Making a complaint

INTRODUCTION

This page provides preliminary information for people who are thinking about complaining to the Australian Press Council about material published by an Australian newspaper, magazine or website. It addresses the following four issues:

What can be complained about?
Who can complain?
When can a complaint be made?
How can a complaint be made?

At the bottom of this page you will find a link to the Council's online complaint form. No fees are charged for using the Council’s complaints process.

For information on what happens after a complaint is made, see Handling of Complaints

Click here for a copy of the Council's general information brochure. Click here to watch a short video about the work of the Council

WHAT CAN BE COMPLAINED ABOUT?

Types of material

Complaints may relate to news reports, articles, editorials, letters, cartoons, images and other published material. The Council does not consider complaints about advertising material, except where the complaint is that the material is not clearly identifiable as advertising.

Where it is more appropriate for a complaint to be dealt with by another organisation, the Council will suggest that the complainant raises the matter with that organisation. This may occur where, for example, the complaint relates to advertising, or to broadcasts on radio or television.

Types of publications

The Council considers complaints about material published in print or digital form by publishers which are “constituent bodies” of the Council. It can also consider complaints about the methods used by publications to obtain information which is subsequently published.

Most Australian newspapers and magazines, and their associated digital outlets, are constituent bodies. So are some of the leading digital-only publishers. See the full list here. The only major newspaper which is not published by a constituent body is The West Australian.

The Council may also consider complaints about material published by other publishers. But, unlike constituent bodies, those publishers are not under a legal obligation to cooperate with the Council or to publish any adjudication by it.

Complaints are treated by the Council as being against the publication, not any individual journalist or editor. But in most complaints the Council’s consideration is likely to focus on the actions of journalists, editors or other media practitioners.

WHO CAN COMPLAIN?

General rule

In general, any person may lodge a complaint about published material. Unless there are exceptional circumstances, the Council will not consider complaints by one publisher member of the Council against another.

“Secondary complaints” 

Where a complainant is not personally identified or directly affected by the published material, the complaint may be considered as a “secondary complaint” and some different procedures may apply (see Handling of Complaints).

Download a copy of the fact sheet Secondary Complaints.

WHEN CAN A COMPLAINT BE MADE?

General rule

A person can complain to the Council

  • after complaining to the relevant publication; or
  • at the same time as a complaint is made to the publication; or
  • without having complained to the publication.

Where a complaint is made directly to the Council, it may decide to

  • commence its consideration of the complaint; or
  • in some circumstances, ask the complainant to raise the complaint directly with the publication and then come back to the Council if its further involvement is sought.

Time limits

Complaints normally should be made within thirty days of the first publication of the relevant material. Where appropriate, a complaint can be made with a request that the Council delays consideration of it until a specified event (e.g. recovery from serious illness)

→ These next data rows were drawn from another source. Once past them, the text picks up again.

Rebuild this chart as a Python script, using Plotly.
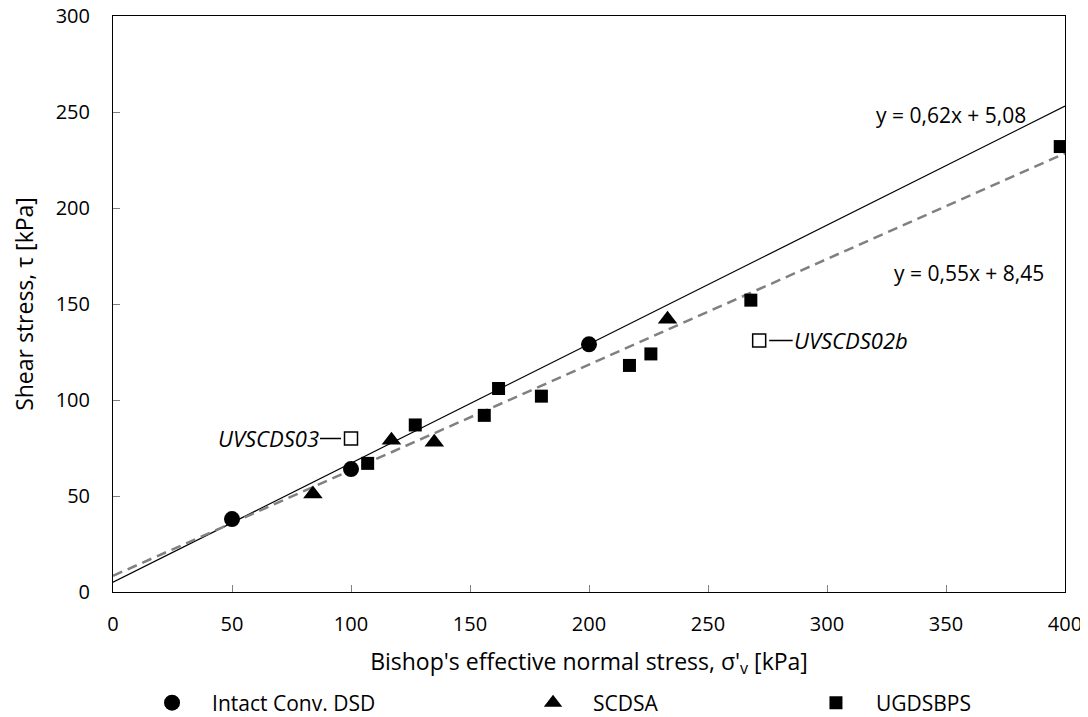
import plotly.graph_objects as go

# Data
circ_x = [50, 100, 200]
circ_y = [38, 64, 129]
tri_x = [84, 117, 135, 233]
tri_y = [51, 79, 78, 142]
sq_x = [107, 127, 156, 162, 180, 217, 226, 268, 398]
sq_y = [67, 87, 92, 106, 102, 118, 124, 152, 232]
open_x = [100, 271.5]
open_y = [80, 131]
open_labels = ["UVSCDS03", "UVSCDS02b"]
fit1 = (0.62, 5.08)
fit2 = (0.55, 8.45)
line_x = [0, 400]

FONT = "Open Sans"
fig = go.Figure()

fig.add_trace(go.Scatter(x=line_x, y=[fit1[0]*v + fit1[1] for v in line_x], mode="lines",
                         line=dict(color="black", width=1.2), showlegend=False, hoverinfo="skip"))
fig.add_trace(go.Scatter(x=line_x, y=[fit2[0]*v + fit2[1] for v in line_x], mode="lines",
                         line=dict(color="#808080", width=2.5, dash="10px,6px"), showlegend=False, hoverinfo="skip"))

fig.add_trace(go.Scatter(x=circ_x, y=circ_y, mode="markers", name="Intact Conv. DSD", legend="legend",
                         marker=dict(symbol="circle", size=16, color="black")))
fig.add_trace(go.Scatter(x=tri_x, y=tri_y, mode="markers", name="SCDSA", legend="legend2",
                         marker=dict(symbol="triangle-up", size=17, color="black")))
fig.add_trace(go.Scatter(x=sq_x, y=sq_y, mode="markers", name="UGDSBPS", legend="legend3",
                         marker=dict(symbol="square", size=13, color="black")))
fig.add_trace(go.Scatter(x=open_x, y=open_y, mode="markers", showlegend=False,
                         marker=dict(symbol="square", size=13, color="white",
                                     line=dict(color="black", width=1.5))))

# Leader labels
fig.add_annotation(x=open_x[0], y=open_y[0], text="<i>" + open_labels[0] + "</i>", showarrow=True,
                   arrowhead=0, arrowwidth=1.5, arrowcolor="black", ax=-83, ay=0, standoff=10,
                   font=dict(family=FONT, size=22, color="black"))
fig.add_annotation(x=open_x[1], y=open_y[1], text="<i>" + open_labels[1] + "</i>", showarrow=True,
                   arrowhead=0, arrowwidth=1.5, arrowcolor="black", ax=92, ay=0, standoff=10,
                   font=dict(family=FONT, size=22, color="black"))

fig.add_annotation(x=352, y=248.5, text="y = 0,62x + 5,08", showarrow=False,
                   font=dict(family=FONT, size=21, color="black"))
fig.add_annotation(x=359.5, y=166, text="y = 0,55x + 8,45", showarrow=False,
                   font=dict(family=FONT, size=21, color="black"))

axis_common = dict(showgrid=False, zeroline=False, showline=True, linecolor="black", linewidth=1,
                   mirror=True, ticks="inside", ticklen=7, tickcolor="#808080",
                   ticklabeloverflow="allow",
                   tickfont=dict(family=FONT, size=20, color="black"))
fig.update_xaxes(range=[0, 400], dtick=50, ticklabelstandoff=14, **axis_common,
                 title=dict(text="Bishop's effective normal stress, σ'<sub>v</sub> [kPa]",
                            font=dict(family=FONT, size=23, color="black"), standoff=17))
fig.update_yaxes(range=[0, 300], dtick=50, ticklabelstandoff=18, **axis_common,
                 title=dict(text="Shear stress, τ [kPa]",
                            font=dict(family=FONT, size=23, color="black"), standoff=15))

leg = dict(orientation="h", yanchor="middle", xanchor="left", y=-0.1927, itemwidth=70,
           font=dict(family=FONT, size=21, color="black"), bgcolor="rgba(0,0,0,0)")
fig.update_layout(width=1088, height=717, plot_bgcolor="white", paper_bgcolor="white",
                  margin=dict(l=105, r=31, t=8, b=133, autoexpand=False),
                  legend=dict(x=0.020, **leg),
                  legend2=dict(x=0.4202, **leg),
                  legend3=dict(x=0.7174, **leg))
fig.write_html("out.html")
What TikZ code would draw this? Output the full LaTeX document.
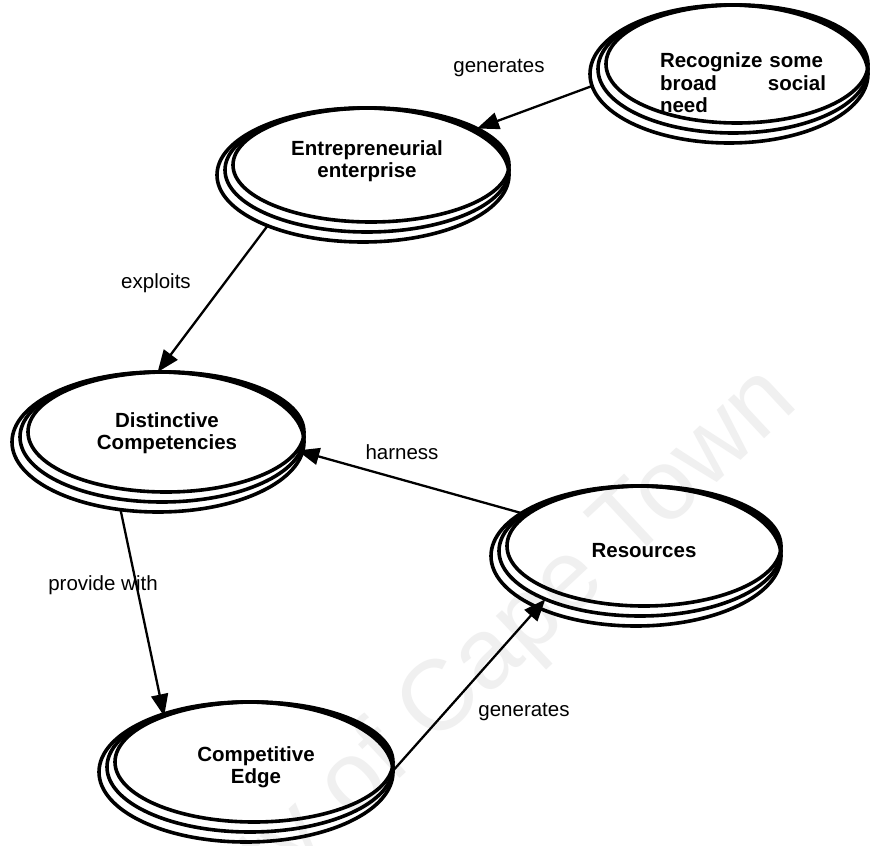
\documentclass[tikz,border=0pt]{standalone}
\usepackage{fontspec}
\setmainfont{Liberation Sans}
\usetikzlibrary{arrows.meta,shapes.geometric}
\tikzset{
  ellcopy/.style={ellipse, draw=black, line width=3.6pt, inner sep=0pt, outer sep=0pt},
  nodetext/.style={font=\bfseries\fontsize{20.5}{22.5}\selectfont, align=center, inner sep=0pt},
  edgelabel/.style={font=\fontsize{20.5}{22.5}\selectfont, inner sep=0pt},
  conn/.style={line width=2.3pt, -{Triangle[length=22pt,width=17pt]}},
  wmark/.style={font=\fontsize{100}{100}\selectfont, text=black!6, rotate=43, inner sep=0pt}
}
\newcommand{\tripell}[5]{%
  \node[ellcopy, minimum width={2*(#4+8)}, minimum height={2*(#5+10)}] (#1-3) at (#2-8,#3+10) {};
  \node[ellcopy, minimum width={2*(#4+4)}, minimum height={2*(#5+5)}] (#1-2) at (#2-4,#3+5) {};
  \node[ellcopy, minimum width={2*#4}, minimum height={2*#5}] (#1) at (#2,#3) {};
}
\begin{document}
\begin{tikzpicture}[x=1pt,y=-1pt]
  \fill[white] (0,0) rectangle (876,846);
  \useasboundingbox (0,0) rectangle (876,846);
  \begin{scope}
    \clip (0,0) rectangle (876,846);
    \node[wmark, anchor=base east] (wm) at (800,405) {University of Cape Town};
  \end{scope}

  \tripell{rec}{737}{64}{131}{59}
  \tripell{ent}{371}{165}{138}{57}
  \tripell{dist}{166}{432}{138}{60}
  \tripell{res}{644}{546}{137}{60}
  \tripell{comp}{254}{762}{139}{60}

  \node[nodetext, text width=166pt, align=left] (rect) at (743,83) {Recognize some\\broad\hfill social\\need};
  \node[nodetext] (entt) at (367,161) {Entrepreneurial\\enterprise};
  \node[nodetext] (distt) at (167,433) {Distinctive\\Competencies};
  \node[nodetext] (rest) at (644,551) {Resources};
  \node[nodetext] (compt) at (256,767) {Competitive\\Edge};

  \draw[conn] (rec-3.185) -- (ent.19);
  \draw[conn] (ent-3.208) -- (dist.98);
  \draw[conn] (res.165) -- (dist.352);
  \draw[conn] (dist-3.241) -- (comp.153);
  \draw[conn] (comp.355) -- (res-2.207);

  \node[edgelabel] (l1) at (499,68) {generates};
  \node[edgelabel] (l2) at (156,283) {exploits};
  \node[edgelabel] (l3) at (402,452) {harness};
  \node[edgelabel] (l4) at (103,585) {provide with};
  \node[edgelabel] (l5) at (524,712) {generates};
\end{tikzpicture}
\end{document}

Where the complaint is lodged out of time, the complainant must seek approval for consideration, on the basis of one or more of the following:

  • there was a reasonable justification for the complainant not having previously noticed the material; or
  • the complaint involves a number of articles over a lengthy period; or
  • the complainant had spent time unsuccessfully seeking a response from the publication; or
  • there were other good grounds for delaying submission of a complaint.

Legal proceedings

The Council does not require complainants to undertake that they will not commence legal proceedings in relation to the material about which they are complaining. But they must tell the Council if they have done so or may do so.

If proceedings have actually been commenced, consideration of the complaint by the Council should not proceed unless there are special circumstances which mean that a delay would be unfairly detrimental to the complainant.

Further information on this topic is available in the Legal Proceedings fact sheet.

HOW CAN A COMPLAINT BE MADE?

General rule

  • Complaints should be made by completing the Council’s Complaint Form and sending it to the Council preferably online, or by email, fax or post. The contact details are on the form. See below for the link button to an online complaint form.

    A printable complaint form is downloadable here

Exception

  • If it is difficult or impossible for a complainant to make a written complaint by using the online or downloadable complaint form, they may contact the Council for advice and assistance. For contact details click here.

Legal and other professional representatives

  • The Council’s complaints process is intended to be as informal, prompt and economical as possible. Complaints must be made and pursued by complainants or their immediate family unless there are exceptional circumstances. Complainants and publications are not normally permitted to communicate with the Council through lawyers.

Confidentiality

  • Complainants must indicate when making a complaint if they wish some details to be kept confidential from the publication or not to be published in any Council adjudication on the matter. The Council will then explain circumstances in which this may be possible and the complainant can decide whether to proceed with the complaint.